-- Problem description --
A single run of lines is to be printed exactly: starting at the line with "Reproduce this chart with Altair." and ending at the line with "0.9846, 0.9846]", both included. Leave the pictures out.

-- Data rows --
────
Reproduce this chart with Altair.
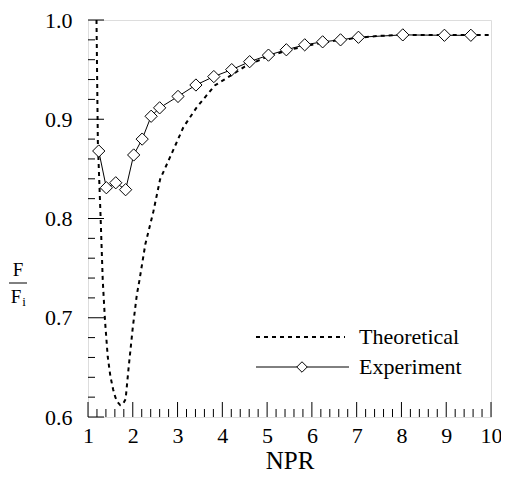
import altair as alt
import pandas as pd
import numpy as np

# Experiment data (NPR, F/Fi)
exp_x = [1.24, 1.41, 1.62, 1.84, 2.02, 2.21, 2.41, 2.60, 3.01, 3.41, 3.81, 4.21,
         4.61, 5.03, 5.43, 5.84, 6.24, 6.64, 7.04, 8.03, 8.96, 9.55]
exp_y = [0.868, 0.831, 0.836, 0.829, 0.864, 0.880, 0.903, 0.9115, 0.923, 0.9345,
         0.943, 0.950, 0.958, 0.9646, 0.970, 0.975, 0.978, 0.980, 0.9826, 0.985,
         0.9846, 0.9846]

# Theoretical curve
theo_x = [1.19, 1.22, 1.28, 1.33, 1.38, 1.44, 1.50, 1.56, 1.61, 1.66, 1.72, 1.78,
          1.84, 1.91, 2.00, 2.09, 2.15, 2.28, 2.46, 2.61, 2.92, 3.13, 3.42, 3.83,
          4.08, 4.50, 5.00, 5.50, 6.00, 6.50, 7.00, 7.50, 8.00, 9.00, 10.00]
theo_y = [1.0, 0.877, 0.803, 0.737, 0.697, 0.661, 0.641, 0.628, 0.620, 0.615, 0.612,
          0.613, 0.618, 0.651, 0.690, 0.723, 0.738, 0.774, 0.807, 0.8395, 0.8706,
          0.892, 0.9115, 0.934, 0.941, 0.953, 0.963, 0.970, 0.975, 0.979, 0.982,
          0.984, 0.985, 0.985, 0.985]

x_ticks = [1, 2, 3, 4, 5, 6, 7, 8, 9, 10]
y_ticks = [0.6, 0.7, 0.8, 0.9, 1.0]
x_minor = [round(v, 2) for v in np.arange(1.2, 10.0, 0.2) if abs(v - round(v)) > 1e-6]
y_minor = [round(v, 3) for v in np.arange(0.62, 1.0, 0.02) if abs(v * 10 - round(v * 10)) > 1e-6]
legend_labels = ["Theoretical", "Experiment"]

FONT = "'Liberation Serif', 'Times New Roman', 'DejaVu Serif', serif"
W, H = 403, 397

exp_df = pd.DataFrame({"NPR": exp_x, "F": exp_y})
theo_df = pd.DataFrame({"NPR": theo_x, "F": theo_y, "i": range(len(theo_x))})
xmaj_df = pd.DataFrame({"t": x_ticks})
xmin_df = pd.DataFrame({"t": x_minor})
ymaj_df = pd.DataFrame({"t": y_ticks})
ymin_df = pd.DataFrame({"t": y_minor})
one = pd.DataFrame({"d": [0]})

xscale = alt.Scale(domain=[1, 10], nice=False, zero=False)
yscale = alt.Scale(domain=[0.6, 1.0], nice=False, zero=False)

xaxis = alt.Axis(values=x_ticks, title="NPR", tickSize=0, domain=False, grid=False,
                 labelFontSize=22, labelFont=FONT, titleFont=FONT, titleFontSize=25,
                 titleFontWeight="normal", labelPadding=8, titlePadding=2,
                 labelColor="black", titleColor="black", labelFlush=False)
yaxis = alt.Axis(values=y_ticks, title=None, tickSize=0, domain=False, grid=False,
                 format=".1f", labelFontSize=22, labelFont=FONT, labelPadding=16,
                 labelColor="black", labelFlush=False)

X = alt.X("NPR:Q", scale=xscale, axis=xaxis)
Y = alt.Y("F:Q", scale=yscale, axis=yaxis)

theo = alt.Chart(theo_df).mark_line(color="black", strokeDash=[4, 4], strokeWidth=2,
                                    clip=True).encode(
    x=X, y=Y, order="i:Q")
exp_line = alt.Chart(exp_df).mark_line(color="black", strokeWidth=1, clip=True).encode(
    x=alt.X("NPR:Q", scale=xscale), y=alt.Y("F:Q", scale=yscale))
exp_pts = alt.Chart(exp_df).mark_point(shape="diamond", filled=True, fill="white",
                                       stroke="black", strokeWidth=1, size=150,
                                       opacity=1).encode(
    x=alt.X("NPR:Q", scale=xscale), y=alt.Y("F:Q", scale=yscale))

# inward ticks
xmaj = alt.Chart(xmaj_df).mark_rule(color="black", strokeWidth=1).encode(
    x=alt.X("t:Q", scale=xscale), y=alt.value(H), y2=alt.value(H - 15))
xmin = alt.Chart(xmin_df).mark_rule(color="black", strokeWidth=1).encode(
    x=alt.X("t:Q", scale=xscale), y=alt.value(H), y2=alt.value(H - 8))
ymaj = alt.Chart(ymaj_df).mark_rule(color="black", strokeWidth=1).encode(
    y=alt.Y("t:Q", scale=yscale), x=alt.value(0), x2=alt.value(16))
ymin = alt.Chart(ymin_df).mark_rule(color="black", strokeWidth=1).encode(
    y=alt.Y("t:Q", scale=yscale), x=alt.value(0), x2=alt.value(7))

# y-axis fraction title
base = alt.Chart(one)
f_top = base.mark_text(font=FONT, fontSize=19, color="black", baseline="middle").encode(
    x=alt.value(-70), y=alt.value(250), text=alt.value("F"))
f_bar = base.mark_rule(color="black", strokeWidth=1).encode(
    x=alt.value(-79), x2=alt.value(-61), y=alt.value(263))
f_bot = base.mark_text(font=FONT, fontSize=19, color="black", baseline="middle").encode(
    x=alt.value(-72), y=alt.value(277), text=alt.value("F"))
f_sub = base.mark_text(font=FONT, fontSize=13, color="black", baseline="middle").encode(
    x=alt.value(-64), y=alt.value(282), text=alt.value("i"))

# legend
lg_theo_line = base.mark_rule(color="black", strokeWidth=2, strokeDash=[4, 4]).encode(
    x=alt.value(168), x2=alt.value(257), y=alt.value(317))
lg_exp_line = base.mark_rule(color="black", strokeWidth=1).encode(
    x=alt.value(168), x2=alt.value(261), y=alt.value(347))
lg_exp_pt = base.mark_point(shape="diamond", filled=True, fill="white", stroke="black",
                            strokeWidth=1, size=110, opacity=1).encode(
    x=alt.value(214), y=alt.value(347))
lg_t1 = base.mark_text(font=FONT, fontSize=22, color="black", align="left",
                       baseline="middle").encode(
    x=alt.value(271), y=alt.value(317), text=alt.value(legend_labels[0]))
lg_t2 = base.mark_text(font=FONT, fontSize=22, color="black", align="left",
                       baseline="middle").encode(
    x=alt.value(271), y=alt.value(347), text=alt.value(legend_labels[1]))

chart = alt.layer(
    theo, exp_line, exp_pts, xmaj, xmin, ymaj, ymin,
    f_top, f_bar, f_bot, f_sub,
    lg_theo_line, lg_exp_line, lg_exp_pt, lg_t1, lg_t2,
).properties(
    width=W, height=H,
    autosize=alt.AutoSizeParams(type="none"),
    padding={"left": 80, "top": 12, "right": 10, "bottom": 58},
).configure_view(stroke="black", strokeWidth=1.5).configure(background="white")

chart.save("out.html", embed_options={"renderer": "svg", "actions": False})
────
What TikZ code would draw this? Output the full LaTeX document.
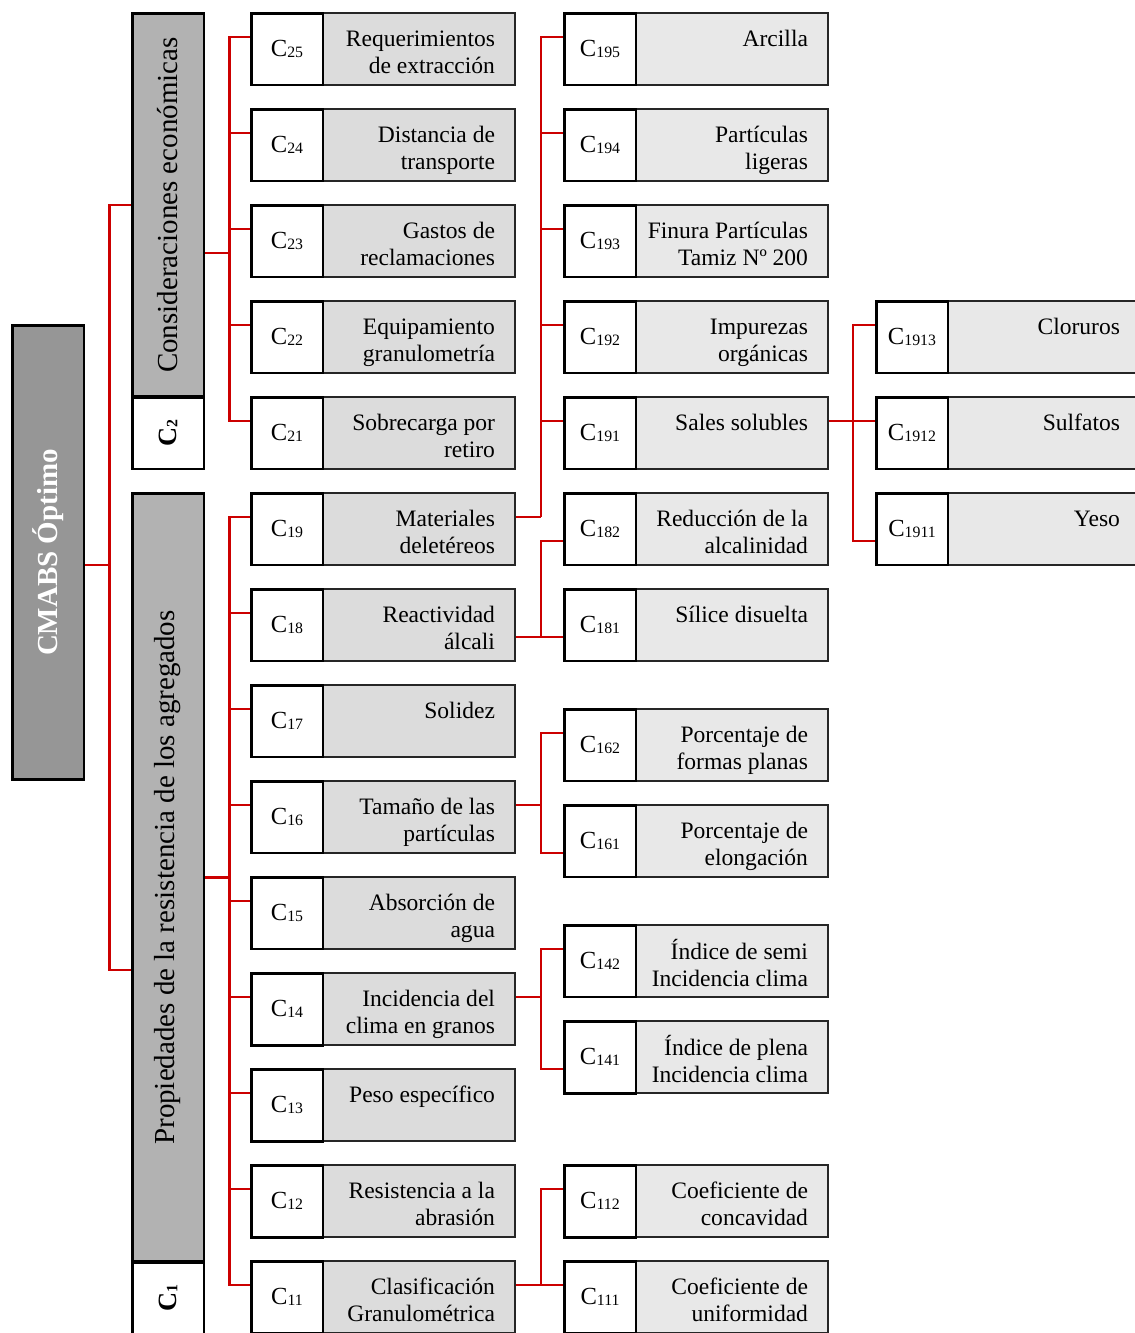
────
-- Response below --
Reproduce this chart with Altair.
import altair as alt
import pandas as pd
import numpy as np

# Experiment data (NPR, F/Fi)
exp_x = [1.24, 1.41, 1.62, 1.84, 2.02, 2.21, 2.41, 2.60, 3.01, 3.41, 3.81, 4.21,
         4.61, 5.03, 5.43, 5.84, 6.24, 6.64, 7.04, 8.03, 8.96, 9.55]
exp_y = [0.868, 0.831, 0.836, 0.829, 0.864, 0.880, 0.903, 0.9115, 0.923, 0.9345,
         0.943, 0.950, 0.958, 0.9646, 0.970, 0.975, 0.978, 0.980, 0.9826, 0.985,
         0.9846, 0.9846]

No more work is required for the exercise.